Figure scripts
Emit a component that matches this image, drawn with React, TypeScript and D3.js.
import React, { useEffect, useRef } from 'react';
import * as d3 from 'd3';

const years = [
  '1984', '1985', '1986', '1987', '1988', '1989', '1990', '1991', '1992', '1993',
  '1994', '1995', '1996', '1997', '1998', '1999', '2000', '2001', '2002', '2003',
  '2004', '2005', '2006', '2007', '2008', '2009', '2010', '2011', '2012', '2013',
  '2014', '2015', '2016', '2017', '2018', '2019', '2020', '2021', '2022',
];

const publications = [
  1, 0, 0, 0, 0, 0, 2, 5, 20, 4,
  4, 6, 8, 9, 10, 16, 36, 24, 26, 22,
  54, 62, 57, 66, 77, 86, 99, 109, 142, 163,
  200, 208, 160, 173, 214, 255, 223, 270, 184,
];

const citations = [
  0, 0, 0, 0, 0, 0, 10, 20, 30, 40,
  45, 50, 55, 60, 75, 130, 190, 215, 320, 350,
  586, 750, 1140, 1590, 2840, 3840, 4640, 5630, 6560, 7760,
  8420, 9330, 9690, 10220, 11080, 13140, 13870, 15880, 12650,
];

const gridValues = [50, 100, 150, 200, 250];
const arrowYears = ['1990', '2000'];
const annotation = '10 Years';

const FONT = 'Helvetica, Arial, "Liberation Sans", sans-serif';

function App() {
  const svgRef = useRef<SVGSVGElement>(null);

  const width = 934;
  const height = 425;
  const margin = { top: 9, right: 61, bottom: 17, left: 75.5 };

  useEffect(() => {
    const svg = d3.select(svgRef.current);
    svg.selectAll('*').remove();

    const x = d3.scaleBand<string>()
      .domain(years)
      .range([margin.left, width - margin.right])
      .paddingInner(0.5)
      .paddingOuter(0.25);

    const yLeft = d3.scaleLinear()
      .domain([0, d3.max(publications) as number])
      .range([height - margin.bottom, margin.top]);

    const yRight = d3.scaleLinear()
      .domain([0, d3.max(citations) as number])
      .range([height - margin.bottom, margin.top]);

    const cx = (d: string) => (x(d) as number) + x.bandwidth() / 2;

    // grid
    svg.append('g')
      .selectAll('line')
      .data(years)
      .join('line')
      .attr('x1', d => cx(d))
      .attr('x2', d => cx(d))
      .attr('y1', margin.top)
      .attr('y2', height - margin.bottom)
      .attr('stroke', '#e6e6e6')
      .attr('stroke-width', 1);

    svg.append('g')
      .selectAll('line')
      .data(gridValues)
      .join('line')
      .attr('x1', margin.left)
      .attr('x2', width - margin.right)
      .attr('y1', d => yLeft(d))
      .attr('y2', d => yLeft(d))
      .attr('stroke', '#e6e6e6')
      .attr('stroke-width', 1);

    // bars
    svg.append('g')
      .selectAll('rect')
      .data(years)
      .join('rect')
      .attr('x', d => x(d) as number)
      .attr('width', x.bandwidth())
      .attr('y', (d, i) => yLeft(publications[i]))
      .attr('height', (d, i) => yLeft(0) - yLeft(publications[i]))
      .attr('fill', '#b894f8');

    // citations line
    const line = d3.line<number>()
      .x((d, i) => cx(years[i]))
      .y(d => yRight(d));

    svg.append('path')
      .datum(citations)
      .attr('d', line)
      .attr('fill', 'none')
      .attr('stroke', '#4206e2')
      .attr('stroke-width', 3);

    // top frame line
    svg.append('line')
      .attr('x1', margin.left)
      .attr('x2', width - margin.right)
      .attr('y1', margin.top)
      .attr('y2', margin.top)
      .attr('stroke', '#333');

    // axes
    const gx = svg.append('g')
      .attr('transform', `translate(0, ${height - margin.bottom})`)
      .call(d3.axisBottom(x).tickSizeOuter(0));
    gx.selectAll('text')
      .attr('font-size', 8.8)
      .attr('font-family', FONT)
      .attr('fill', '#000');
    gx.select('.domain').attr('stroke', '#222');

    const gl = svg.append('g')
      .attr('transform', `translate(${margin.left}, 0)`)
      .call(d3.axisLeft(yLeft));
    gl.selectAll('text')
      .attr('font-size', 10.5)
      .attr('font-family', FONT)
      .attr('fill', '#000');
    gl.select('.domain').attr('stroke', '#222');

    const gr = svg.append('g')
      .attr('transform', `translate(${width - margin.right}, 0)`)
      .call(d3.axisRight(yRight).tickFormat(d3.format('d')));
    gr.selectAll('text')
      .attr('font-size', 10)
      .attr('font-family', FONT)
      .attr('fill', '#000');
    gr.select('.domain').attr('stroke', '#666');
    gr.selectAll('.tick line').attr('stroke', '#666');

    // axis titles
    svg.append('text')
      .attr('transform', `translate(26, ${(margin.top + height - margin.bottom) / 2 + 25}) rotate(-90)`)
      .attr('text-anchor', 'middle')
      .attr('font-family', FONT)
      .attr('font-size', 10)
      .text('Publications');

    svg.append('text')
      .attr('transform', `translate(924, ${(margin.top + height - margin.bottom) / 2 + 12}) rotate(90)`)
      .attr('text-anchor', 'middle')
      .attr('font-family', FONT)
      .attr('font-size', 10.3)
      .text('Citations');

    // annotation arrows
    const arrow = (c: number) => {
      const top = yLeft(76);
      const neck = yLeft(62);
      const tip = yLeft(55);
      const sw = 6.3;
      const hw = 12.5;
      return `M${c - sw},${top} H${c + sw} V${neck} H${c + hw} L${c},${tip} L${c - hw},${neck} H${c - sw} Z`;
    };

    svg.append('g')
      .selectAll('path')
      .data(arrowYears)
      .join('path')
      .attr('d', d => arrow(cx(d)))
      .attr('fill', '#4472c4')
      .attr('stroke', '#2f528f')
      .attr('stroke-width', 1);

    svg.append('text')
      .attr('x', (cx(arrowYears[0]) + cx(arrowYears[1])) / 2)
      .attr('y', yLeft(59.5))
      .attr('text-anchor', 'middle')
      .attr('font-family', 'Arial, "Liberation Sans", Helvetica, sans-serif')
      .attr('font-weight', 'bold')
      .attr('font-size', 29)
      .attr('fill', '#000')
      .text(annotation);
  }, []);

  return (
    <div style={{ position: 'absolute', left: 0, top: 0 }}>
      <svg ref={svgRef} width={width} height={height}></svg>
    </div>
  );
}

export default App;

---

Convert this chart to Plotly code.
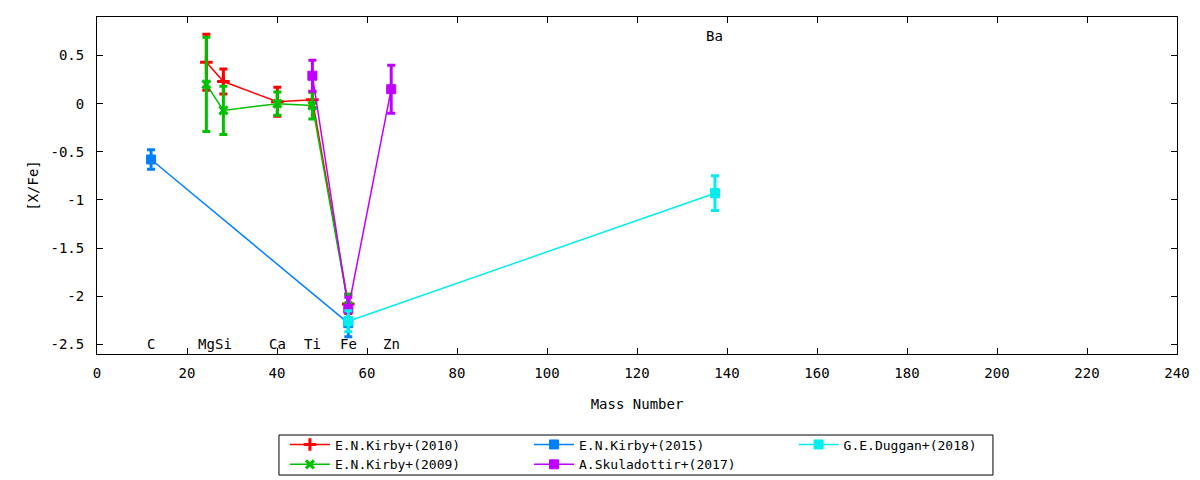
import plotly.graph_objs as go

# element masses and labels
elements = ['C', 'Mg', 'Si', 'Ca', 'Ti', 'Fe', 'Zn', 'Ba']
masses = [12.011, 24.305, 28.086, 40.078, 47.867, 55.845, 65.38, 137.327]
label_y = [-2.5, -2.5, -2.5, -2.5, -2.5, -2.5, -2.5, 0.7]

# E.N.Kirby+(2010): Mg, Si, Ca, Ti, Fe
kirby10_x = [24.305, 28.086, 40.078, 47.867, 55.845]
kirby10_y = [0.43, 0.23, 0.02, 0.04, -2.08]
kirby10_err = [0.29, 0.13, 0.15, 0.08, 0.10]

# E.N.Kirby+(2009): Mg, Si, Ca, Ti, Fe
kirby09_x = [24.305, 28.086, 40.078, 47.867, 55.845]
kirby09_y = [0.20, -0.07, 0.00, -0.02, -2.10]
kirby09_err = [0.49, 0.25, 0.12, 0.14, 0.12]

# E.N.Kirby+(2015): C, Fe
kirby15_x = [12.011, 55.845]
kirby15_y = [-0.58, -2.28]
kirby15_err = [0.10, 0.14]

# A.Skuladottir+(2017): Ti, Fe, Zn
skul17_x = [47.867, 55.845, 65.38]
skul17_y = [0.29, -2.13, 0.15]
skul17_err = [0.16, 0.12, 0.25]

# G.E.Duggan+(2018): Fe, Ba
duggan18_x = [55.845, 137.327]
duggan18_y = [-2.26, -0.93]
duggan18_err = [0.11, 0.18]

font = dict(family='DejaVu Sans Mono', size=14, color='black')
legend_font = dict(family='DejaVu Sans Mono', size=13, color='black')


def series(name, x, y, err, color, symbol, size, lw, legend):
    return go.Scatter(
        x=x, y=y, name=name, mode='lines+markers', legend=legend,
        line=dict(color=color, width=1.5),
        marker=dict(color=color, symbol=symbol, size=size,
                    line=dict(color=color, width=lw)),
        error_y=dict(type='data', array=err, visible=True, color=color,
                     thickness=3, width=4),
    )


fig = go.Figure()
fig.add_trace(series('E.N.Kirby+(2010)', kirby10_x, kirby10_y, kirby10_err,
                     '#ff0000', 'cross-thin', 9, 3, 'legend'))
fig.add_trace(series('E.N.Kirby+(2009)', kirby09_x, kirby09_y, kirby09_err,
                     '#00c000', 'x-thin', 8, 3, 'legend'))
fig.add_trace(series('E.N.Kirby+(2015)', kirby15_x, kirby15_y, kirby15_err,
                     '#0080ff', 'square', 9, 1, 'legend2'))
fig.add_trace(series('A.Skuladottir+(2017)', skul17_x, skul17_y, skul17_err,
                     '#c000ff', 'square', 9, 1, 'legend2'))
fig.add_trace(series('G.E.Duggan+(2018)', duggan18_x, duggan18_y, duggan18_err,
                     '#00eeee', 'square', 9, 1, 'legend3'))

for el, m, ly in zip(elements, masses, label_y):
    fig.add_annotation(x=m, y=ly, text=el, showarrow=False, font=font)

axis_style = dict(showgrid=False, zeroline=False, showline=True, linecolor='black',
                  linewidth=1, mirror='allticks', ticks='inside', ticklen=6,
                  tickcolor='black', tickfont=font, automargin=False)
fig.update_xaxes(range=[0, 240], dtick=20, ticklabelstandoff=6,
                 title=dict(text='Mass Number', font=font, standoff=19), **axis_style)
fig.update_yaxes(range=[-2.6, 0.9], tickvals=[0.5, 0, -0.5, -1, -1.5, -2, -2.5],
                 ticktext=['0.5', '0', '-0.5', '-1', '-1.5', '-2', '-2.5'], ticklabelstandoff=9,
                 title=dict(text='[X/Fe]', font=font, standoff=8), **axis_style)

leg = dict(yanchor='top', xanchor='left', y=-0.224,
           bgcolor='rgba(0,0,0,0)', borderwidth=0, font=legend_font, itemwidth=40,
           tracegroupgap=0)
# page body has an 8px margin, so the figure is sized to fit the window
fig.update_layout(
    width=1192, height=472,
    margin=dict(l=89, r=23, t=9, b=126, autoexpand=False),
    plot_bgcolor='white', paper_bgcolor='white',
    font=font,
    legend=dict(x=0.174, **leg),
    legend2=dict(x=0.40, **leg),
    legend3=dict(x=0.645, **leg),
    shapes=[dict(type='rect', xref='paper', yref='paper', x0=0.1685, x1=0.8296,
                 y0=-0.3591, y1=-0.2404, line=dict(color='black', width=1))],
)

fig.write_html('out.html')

---

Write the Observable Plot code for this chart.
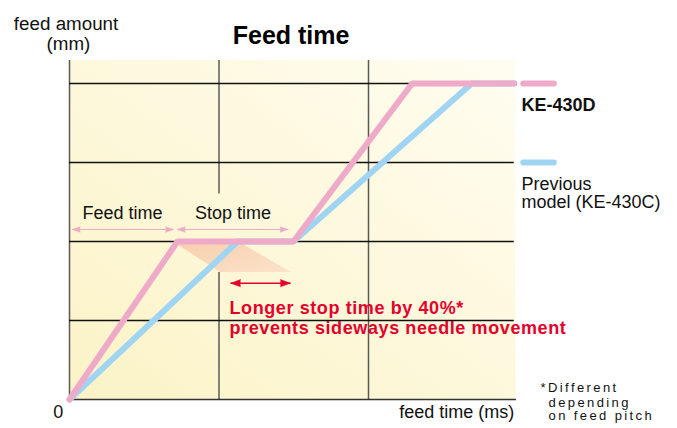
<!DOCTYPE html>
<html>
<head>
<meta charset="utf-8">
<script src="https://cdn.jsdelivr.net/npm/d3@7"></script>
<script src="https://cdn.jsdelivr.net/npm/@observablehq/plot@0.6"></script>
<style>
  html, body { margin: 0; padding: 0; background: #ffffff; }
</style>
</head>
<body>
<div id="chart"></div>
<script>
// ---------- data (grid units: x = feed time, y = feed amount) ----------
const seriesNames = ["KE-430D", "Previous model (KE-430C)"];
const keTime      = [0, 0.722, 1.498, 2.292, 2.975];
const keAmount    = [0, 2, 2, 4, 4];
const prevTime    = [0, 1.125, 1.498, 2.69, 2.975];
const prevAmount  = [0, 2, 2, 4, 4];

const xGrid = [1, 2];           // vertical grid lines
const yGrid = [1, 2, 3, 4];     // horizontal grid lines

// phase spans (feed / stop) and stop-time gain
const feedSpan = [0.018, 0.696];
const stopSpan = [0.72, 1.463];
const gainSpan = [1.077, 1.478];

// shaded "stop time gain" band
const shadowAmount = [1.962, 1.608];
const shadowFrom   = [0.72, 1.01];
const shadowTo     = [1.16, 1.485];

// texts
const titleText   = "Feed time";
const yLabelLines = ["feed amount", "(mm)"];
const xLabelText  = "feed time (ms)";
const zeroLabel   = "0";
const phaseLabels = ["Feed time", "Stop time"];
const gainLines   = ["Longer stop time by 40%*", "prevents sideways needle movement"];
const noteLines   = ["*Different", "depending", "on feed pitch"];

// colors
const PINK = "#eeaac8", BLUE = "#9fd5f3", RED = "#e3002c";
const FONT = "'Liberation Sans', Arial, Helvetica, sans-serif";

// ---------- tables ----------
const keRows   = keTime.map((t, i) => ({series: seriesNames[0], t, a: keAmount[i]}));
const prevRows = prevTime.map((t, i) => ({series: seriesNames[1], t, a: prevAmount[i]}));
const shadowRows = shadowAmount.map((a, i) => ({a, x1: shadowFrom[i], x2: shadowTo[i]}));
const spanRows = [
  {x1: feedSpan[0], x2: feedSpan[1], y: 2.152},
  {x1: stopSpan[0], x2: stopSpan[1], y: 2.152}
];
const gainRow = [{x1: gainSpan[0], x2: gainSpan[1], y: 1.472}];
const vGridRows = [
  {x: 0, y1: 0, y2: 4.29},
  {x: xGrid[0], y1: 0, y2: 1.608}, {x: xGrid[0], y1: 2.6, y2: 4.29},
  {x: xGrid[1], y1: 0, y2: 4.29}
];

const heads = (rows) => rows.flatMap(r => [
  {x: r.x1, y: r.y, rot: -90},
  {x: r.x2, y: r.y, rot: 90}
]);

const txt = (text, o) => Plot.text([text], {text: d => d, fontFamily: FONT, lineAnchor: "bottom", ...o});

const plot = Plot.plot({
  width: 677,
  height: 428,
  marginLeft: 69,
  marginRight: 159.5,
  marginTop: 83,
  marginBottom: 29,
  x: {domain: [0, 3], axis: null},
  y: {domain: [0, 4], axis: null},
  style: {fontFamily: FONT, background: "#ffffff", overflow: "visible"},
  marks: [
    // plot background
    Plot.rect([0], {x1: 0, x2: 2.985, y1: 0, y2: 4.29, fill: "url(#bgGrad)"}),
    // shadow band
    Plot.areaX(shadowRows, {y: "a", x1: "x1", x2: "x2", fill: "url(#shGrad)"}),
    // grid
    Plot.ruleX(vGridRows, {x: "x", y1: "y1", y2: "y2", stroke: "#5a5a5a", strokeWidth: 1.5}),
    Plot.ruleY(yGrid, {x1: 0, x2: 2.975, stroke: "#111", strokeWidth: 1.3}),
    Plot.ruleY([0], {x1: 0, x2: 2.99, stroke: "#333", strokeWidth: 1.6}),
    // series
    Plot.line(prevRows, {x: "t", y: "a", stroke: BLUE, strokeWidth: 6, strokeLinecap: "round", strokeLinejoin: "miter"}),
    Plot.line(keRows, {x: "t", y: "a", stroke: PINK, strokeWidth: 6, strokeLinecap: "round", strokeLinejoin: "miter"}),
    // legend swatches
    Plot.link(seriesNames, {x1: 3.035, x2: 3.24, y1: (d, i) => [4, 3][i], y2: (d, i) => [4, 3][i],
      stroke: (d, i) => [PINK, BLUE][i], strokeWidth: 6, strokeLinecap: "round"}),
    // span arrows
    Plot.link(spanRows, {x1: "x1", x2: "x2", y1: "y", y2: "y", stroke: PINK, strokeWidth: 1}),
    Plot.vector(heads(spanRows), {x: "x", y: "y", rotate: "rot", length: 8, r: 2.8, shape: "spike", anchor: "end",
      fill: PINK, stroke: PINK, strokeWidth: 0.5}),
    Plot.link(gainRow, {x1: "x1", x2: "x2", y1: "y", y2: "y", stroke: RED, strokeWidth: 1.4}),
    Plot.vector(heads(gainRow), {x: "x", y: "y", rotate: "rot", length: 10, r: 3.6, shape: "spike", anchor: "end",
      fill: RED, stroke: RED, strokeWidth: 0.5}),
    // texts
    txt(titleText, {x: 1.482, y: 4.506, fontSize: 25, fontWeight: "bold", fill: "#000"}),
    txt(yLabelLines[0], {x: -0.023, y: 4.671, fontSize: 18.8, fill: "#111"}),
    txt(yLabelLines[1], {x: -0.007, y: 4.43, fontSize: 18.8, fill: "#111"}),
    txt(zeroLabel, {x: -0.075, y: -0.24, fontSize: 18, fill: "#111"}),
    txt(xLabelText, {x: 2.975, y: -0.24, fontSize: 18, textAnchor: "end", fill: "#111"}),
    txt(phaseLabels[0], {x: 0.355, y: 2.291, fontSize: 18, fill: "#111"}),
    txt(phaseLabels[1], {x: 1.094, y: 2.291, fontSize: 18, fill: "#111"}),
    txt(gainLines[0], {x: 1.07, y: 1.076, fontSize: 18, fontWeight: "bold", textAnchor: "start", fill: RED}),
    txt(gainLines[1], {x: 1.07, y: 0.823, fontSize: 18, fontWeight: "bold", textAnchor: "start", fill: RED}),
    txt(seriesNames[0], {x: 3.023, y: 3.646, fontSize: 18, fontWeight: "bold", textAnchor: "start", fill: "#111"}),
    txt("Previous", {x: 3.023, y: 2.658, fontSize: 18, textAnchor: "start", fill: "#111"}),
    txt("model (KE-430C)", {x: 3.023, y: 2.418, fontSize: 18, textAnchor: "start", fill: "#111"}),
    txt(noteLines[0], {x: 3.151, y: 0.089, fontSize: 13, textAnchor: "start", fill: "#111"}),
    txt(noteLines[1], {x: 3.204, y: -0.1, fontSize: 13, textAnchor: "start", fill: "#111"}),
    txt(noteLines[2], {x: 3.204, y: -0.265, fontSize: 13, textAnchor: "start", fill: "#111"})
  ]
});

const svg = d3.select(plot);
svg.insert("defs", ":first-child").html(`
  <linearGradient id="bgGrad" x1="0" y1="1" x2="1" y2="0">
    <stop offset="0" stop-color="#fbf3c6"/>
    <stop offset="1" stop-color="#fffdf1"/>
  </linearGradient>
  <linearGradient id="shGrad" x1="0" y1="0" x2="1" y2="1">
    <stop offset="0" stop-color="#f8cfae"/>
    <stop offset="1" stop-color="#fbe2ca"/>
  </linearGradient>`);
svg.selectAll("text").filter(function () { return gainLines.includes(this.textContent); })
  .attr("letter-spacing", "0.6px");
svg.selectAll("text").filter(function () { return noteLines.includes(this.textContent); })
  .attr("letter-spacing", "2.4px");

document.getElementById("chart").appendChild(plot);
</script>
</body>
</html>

== TASK TO COMPLETE ==
Within the listing above, extract exactly the lines from the line with "Emit a component" to the line with "import * as d3 from 'd3';", the two named lines included, and no others.

== SOLUTION ==
Emit a component that matches this image, drawn with React, TypeScript and D3.js.
import React, { useEffect, useRef } from 'react';
import * as d3 from 'd3';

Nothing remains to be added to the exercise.